» INSTRUCTIONS TO FOLLOW:
In the records below, tally every line containing "matplotlib". Report only the total.

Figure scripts
┌────────

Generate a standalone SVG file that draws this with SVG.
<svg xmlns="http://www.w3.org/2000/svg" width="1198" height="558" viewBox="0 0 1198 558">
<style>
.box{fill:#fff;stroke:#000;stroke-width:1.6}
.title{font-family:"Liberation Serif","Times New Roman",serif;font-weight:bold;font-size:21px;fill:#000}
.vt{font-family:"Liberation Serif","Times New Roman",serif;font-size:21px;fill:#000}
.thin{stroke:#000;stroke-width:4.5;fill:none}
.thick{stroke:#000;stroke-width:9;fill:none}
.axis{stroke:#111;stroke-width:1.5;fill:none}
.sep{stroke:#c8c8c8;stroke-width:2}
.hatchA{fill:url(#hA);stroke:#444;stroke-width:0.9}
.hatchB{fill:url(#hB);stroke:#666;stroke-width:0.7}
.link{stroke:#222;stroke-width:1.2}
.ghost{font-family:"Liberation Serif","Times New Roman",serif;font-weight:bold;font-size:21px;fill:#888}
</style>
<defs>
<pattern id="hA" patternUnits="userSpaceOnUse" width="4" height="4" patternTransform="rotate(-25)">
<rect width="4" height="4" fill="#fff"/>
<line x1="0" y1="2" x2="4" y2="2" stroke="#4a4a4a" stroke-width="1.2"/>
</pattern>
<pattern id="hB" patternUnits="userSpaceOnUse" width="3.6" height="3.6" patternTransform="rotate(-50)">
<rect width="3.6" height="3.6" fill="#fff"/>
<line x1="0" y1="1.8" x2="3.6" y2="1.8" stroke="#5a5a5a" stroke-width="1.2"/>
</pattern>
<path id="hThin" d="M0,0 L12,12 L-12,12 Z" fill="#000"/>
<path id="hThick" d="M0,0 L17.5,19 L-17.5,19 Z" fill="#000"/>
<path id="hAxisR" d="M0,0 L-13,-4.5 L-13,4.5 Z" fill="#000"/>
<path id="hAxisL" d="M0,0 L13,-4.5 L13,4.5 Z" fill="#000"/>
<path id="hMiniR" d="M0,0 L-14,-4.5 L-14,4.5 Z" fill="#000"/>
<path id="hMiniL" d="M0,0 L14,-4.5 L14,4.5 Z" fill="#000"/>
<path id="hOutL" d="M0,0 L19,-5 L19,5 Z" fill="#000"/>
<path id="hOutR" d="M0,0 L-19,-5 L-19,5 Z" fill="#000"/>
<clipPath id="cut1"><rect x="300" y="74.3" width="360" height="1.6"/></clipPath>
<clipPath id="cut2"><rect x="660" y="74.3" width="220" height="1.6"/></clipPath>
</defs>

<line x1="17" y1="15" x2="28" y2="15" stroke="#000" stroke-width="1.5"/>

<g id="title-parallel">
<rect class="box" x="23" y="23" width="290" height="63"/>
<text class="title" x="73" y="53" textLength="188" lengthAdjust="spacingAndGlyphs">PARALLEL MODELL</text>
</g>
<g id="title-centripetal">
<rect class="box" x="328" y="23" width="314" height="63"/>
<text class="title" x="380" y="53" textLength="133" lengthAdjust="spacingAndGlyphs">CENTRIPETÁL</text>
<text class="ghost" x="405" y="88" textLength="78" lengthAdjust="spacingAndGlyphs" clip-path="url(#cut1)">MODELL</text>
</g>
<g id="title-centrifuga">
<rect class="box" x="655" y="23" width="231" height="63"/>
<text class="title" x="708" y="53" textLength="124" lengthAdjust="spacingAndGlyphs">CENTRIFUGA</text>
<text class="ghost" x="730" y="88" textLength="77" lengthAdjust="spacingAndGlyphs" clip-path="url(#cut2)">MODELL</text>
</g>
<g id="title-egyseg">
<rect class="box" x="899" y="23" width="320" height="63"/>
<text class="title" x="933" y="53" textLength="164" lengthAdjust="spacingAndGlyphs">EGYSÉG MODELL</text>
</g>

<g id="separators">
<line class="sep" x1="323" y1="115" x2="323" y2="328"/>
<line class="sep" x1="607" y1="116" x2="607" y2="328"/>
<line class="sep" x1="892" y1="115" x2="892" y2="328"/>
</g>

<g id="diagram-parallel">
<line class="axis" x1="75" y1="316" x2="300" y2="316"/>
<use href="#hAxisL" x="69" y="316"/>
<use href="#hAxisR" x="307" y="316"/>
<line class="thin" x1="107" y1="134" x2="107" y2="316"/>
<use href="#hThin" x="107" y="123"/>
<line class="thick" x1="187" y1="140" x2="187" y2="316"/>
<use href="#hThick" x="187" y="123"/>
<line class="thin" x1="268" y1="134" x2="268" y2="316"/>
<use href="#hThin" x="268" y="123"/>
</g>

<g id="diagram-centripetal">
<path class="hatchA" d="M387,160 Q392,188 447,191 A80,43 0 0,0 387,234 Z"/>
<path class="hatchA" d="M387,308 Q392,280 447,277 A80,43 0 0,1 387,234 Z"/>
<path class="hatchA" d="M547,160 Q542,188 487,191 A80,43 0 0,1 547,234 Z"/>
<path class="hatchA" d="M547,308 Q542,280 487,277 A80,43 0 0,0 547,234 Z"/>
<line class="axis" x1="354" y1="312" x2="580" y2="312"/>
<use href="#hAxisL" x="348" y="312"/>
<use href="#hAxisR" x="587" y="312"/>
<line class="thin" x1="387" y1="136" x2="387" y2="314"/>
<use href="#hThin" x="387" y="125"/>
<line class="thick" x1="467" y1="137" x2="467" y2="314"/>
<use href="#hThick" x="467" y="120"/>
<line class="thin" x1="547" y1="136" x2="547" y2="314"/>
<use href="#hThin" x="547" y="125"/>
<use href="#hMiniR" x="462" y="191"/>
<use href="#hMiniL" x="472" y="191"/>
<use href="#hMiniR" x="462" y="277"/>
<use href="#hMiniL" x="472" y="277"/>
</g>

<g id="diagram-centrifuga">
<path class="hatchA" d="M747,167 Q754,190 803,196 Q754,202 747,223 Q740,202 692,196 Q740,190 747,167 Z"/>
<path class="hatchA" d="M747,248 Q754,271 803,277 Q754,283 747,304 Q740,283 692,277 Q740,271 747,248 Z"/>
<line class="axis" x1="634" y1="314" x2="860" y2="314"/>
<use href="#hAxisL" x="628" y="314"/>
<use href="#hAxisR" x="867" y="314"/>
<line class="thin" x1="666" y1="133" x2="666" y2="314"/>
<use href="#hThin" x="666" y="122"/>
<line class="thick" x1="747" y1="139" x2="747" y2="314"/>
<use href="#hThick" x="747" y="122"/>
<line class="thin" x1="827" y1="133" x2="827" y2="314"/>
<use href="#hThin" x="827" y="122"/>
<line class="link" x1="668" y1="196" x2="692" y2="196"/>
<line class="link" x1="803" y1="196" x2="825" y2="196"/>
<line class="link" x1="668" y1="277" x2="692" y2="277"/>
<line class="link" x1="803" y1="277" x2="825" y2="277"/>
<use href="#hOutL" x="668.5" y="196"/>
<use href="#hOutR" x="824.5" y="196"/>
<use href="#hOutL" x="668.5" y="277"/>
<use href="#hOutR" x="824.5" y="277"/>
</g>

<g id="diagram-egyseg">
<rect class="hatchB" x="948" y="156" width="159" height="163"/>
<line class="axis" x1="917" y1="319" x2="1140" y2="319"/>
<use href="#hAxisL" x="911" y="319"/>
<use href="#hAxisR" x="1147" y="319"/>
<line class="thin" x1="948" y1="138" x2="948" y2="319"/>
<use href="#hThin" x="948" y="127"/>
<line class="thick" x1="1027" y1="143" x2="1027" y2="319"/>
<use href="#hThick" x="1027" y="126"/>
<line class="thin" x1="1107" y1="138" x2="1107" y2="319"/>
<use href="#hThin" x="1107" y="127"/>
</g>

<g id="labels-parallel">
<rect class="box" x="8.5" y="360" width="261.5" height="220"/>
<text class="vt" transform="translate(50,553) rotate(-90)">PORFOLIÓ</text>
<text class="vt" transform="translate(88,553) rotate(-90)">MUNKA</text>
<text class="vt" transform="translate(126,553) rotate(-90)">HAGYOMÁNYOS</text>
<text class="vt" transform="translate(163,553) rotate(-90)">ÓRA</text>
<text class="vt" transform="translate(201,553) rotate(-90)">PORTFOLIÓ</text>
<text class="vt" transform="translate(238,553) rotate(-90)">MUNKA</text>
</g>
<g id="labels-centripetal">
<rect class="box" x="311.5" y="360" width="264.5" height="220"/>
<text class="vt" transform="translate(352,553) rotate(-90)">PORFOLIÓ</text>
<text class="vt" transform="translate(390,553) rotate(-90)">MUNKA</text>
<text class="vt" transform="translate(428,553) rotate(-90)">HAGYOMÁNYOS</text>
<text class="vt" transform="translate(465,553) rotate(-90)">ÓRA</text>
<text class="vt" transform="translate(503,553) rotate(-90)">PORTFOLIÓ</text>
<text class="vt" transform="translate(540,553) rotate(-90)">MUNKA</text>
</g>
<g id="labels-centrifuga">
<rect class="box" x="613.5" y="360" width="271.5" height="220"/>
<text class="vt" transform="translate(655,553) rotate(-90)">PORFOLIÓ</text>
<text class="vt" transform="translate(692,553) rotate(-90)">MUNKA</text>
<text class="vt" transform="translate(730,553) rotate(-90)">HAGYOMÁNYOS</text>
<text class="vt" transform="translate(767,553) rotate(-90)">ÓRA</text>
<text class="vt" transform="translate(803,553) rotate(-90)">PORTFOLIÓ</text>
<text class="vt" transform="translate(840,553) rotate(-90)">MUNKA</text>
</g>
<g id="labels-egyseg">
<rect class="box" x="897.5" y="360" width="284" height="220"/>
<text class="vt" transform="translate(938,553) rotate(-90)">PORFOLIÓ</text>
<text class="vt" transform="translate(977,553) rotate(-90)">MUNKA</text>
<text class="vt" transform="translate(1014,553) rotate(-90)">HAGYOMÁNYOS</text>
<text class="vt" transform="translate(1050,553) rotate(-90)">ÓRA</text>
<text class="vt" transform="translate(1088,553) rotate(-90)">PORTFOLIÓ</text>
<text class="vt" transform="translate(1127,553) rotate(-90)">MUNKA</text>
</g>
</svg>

└────────
┌────────

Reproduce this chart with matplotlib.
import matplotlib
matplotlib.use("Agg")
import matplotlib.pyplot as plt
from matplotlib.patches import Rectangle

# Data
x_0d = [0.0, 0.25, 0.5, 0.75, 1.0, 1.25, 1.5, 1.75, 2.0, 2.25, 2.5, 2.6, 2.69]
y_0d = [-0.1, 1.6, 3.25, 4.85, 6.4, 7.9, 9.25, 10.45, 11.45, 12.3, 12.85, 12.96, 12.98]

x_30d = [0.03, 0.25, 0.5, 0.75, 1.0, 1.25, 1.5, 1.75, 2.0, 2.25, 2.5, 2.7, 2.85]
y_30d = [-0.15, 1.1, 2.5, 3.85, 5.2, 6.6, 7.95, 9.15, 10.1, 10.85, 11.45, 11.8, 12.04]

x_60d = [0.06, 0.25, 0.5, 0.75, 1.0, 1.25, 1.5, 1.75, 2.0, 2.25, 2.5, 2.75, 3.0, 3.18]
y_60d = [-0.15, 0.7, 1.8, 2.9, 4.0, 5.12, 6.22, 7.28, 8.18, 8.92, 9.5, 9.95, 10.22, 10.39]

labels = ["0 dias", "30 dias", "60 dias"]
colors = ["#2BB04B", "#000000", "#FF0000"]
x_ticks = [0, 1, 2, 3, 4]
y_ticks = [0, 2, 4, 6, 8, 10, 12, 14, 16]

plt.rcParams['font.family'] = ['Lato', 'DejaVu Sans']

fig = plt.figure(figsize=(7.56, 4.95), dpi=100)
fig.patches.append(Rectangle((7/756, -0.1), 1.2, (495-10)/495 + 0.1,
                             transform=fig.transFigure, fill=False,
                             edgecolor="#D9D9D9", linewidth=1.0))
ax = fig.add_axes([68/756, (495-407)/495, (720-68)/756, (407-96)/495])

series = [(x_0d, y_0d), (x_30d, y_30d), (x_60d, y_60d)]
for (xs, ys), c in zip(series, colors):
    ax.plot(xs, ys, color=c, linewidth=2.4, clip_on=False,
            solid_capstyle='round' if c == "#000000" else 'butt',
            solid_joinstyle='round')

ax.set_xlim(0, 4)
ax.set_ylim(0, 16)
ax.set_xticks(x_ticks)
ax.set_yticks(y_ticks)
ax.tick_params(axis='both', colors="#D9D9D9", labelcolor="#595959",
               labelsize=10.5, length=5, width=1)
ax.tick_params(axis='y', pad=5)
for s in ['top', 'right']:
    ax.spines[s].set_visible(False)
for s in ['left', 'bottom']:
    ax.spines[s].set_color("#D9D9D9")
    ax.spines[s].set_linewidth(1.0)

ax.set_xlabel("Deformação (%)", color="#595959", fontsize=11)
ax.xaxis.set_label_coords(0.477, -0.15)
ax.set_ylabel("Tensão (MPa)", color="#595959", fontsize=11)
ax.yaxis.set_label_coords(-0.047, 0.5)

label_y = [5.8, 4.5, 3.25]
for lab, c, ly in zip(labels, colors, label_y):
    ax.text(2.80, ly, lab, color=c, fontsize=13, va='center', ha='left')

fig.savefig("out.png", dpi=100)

└────────

» TASK ANSWER:
5